_Written problem_
In the material below, the lines containing the word "document" are required; copy each of them.

_Data extract_
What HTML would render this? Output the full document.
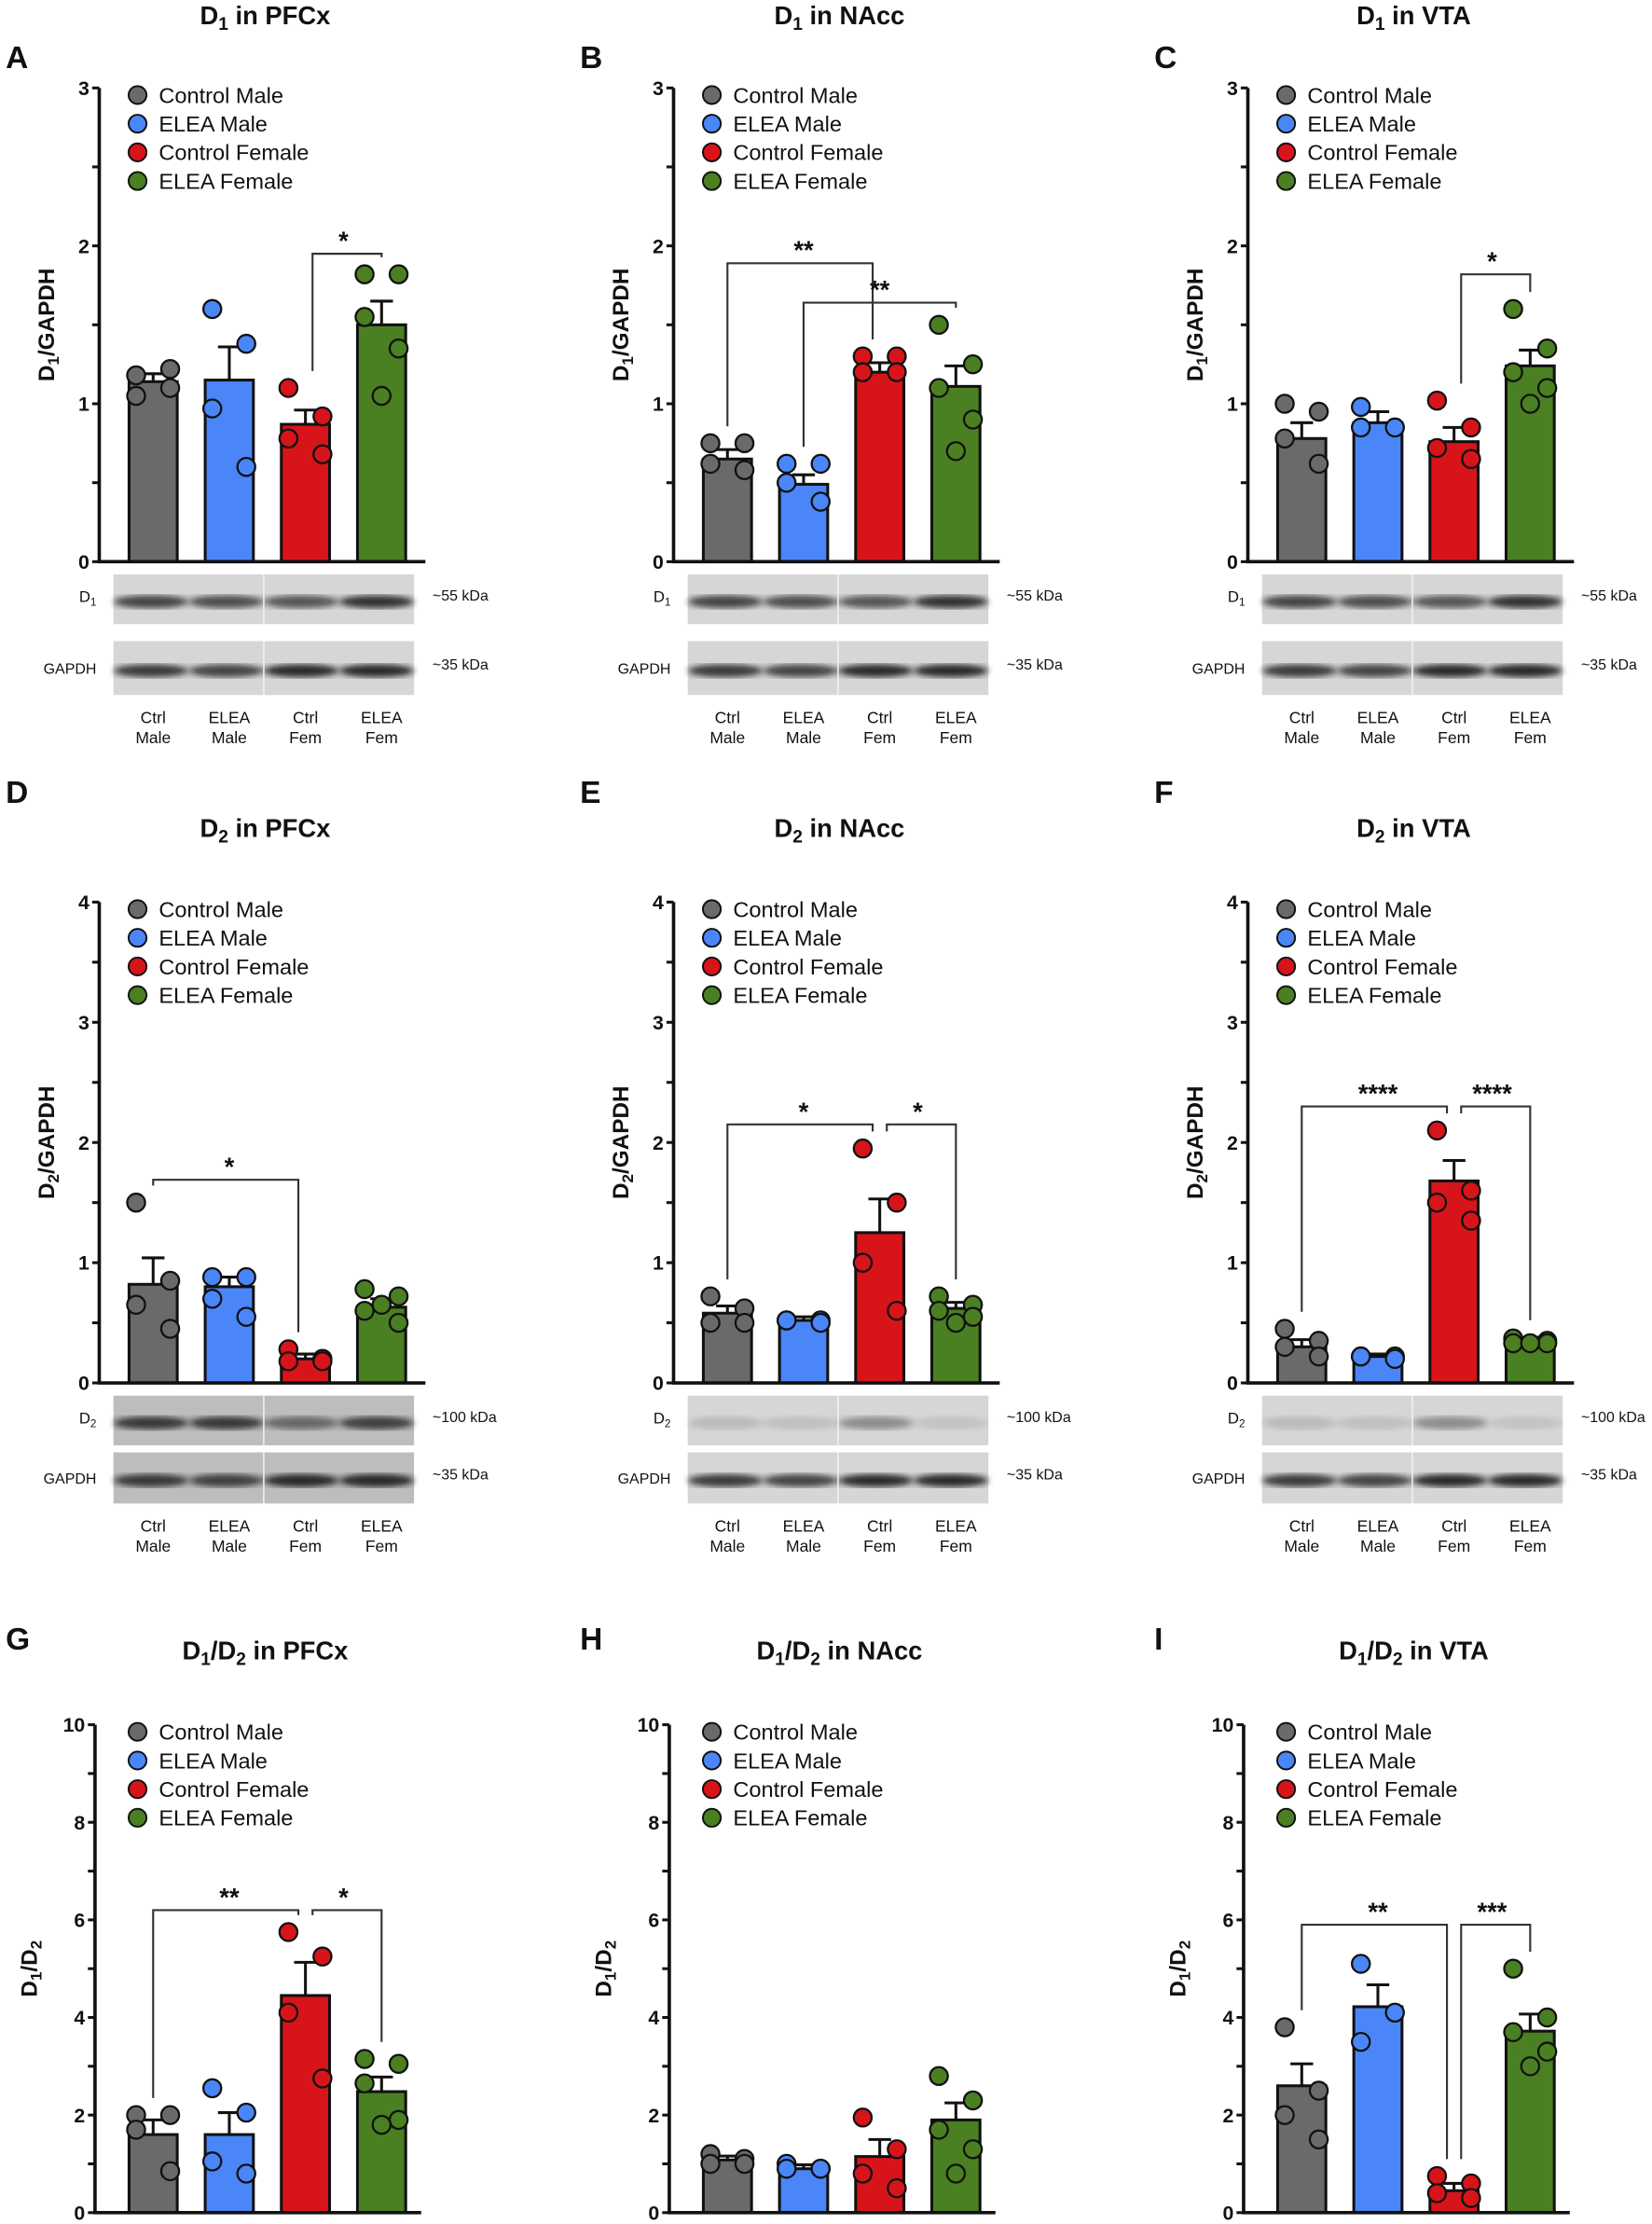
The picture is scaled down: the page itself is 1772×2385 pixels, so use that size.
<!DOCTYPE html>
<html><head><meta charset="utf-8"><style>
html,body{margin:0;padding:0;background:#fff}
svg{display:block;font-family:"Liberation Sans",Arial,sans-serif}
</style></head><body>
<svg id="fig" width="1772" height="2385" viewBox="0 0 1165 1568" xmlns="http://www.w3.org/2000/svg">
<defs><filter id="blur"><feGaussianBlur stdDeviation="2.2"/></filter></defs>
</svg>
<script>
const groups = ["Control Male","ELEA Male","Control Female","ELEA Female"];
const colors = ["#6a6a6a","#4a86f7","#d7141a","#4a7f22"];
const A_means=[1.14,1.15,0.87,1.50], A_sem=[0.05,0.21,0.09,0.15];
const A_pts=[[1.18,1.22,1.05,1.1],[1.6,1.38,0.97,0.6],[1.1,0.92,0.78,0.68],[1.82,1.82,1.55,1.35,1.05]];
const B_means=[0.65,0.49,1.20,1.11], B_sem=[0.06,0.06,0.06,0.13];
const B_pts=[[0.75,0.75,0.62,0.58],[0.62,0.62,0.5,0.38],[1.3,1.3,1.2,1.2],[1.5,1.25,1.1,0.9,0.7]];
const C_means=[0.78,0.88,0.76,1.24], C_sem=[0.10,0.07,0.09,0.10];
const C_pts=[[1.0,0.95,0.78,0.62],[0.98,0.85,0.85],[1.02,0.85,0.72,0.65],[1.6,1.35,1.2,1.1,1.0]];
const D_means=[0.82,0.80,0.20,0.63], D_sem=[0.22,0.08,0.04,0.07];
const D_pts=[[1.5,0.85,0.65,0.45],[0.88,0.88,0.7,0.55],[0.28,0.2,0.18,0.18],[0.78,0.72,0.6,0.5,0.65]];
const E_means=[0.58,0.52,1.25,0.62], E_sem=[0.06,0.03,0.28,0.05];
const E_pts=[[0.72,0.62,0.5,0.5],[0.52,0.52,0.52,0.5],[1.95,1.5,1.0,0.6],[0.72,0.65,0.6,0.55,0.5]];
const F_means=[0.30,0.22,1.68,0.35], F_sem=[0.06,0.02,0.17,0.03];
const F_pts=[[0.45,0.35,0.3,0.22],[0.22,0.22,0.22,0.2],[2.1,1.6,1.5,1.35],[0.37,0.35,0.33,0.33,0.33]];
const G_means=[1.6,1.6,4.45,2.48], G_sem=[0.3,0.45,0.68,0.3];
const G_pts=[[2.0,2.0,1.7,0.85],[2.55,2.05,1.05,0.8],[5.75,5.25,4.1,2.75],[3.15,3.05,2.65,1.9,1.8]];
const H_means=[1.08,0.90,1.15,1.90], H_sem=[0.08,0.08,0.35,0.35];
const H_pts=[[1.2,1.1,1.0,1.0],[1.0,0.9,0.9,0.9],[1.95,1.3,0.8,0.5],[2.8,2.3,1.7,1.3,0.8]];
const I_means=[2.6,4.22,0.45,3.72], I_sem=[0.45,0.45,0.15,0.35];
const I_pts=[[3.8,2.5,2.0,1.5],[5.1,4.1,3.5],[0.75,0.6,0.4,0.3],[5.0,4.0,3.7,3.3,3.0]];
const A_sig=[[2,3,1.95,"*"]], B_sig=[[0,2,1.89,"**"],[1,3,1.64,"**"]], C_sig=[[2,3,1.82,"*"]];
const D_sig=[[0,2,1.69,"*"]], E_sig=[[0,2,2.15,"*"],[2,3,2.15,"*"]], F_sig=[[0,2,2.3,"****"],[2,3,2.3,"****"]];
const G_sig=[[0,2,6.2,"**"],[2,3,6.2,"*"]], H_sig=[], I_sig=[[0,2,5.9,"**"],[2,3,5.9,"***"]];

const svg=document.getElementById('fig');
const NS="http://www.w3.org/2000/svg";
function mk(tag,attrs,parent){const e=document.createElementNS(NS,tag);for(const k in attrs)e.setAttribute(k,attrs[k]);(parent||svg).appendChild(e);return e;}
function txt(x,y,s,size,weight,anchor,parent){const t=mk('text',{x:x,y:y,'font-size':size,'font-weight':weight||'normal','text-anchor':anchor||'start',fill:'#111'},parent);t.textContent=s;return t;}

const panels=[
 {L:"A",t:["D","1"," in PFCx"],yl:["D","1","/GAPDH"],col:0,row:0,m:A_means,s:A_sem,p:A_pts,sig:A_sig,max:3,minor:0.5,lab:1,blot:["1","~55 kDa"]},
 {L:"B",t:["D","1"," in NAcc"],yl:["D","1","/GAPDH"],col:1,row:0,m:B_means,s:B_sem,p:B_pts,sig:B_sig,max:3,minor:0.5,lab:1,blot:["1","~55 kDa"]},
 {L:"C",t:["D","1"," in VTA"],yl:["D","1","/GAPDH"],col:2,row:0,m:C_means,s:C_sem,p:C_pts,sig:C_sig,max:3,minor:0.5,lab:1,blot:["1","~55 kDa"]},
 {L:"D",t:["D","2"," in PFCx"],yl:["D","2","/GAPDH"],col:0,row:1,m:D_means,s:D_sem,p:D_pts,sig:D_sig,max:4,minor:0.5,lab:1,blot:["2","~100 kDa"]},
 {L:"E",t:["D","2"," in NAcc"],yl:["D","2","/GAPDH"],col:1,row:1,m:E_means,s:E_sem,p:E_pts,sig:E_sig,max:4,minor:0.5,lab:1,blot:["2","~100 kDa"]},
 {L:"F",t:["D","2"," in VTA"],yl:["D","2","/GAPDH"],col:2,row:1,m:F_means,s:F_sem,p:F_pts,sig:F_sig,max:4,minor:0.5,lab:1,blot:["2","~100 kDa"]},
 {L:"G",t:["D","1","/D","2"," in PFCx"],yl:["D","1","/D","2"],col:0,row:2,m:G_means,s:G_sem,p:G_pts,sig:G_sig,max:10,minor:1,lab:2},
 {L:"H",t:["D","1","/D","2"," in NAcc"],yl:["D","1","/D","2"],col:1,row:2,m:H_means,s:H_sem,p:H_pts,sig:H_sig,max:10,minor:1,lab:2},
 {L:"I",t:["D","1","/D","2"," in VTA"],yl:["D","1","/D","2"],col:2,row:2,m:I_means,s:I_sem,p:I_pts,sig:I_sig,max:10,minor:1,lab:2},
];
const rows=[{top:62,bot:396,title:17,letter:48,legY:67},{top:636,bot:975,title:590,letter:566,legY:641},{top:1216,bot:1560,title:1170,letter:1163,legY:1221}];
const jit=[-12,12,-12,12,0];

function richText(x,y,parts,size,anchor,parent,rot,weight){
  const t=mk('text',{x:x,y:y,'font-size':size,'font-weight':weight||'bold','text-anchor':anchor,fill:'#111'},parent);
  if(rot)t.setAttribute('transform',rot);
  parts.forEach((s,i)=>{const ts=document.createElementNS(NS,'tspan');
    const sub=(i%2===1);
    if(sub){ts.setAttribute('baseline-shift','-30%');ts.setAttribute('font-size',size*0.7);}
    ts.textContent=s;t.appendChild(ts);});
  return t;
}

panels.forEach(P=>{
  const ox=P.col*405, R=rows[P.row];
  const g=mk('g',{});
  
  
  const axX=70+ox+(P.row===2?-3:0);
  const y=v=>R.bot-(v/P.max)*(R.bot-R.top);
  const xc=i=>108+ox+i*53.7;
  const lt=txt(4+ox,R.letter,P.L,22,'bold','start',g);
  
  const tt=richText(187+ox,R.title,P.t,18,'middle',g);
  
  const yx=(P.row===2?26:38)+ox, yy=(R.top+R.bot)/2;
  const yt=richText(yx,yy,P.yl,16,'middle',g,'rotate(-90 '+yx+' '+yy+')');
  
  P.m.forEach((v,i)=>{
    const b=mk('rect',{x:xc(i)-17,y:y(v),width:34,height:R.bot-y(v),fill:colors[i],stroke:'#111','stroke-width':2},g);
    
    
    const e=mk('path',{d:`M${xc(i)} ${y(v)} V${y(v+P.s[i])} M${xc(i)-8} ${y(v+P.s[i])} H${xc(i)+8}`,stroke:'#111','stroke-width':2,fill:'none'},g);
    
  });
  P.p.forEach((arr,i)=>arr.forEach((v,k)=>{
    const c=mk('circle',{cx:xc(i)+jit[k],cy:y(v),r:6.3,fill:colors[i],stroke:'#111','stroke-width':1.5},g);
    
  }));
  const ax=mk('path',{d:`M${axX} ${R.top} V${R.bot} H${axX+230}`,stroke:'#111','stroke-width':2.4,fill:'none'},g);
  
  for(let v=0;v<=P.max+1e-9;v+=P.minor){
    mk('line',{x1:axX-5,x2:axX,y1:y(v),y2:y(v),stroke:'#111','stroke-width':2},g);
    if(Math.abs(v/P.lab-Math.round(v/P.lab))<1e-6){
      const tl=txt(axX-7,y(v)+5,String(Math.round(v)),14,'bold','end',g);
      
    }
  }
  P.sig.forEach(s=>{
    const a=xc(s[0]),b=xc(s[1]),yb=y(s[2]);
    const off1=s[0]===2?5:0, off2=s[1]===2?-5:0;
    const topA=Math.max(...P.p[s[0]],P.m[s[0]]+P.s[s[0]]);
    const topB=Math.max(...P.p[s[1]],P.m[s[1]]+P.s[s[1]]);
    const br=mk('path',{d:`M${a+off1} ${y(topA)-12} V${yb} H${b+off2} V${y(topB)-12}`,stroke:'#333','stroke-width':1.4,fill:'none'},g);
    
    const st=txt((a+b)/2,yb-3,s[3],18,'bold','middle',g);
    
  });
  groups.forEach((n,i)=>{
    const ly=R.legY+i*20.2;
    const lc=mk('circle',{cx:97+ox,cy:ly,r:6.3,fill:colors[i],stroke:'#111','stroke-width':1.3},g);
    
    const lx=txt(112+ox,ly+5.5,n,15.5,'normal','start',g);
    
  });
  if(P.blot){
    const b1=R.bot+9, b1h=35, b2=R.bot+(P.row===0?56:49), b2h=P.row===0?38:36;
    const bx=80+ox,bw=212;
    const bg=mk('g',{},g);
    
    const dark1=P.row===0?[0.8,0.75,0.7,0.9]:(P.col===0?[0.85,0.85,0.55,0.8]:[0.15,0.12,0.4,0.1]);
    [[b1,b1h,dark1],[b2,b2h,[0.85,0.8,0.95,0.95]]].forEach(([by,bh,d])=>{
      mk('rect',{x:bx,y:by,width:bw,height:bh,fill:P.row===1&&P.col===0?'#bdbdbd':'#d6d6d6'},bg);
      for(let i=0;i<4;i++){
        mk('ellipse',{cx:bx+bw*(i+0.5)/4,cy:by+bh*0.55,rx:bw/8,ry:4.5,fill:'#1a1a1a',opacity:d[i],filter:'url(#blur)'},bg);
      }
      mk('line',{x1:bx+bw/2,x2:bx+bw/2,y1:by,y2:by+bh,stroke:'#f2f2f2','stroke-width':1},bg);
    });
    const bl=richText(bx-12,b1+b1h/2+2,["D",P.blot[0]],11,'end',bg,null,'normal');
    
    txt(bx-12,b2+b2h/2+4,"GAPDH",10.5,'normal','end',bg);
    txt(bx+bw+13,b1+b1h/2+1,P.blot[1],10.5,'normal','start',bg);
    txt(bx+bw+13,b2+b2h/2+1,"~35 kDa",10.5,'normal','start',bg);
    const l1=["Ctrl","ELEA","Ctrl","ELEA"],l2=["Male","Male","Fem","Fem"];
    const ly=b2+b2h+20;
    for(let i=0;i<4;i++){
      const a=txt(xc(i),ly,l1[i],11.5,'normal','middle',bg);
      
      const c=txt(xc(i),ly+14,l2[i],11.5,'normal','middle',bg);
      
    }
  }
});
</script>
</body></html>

_Written reply_
What HTML would render this? Output the full document.
const svg=document.getElementById('fig');
function mk(tag,attrs,parent){const e=document.createElementNS(NS,tag);for(const k in attrs)e.setAttribute(k,attrs[k]);(parent||svg).appendChild(e);return e;}
  parts.forEach((s,i)=>{const ts=document.createElementNS(NS,'tspan');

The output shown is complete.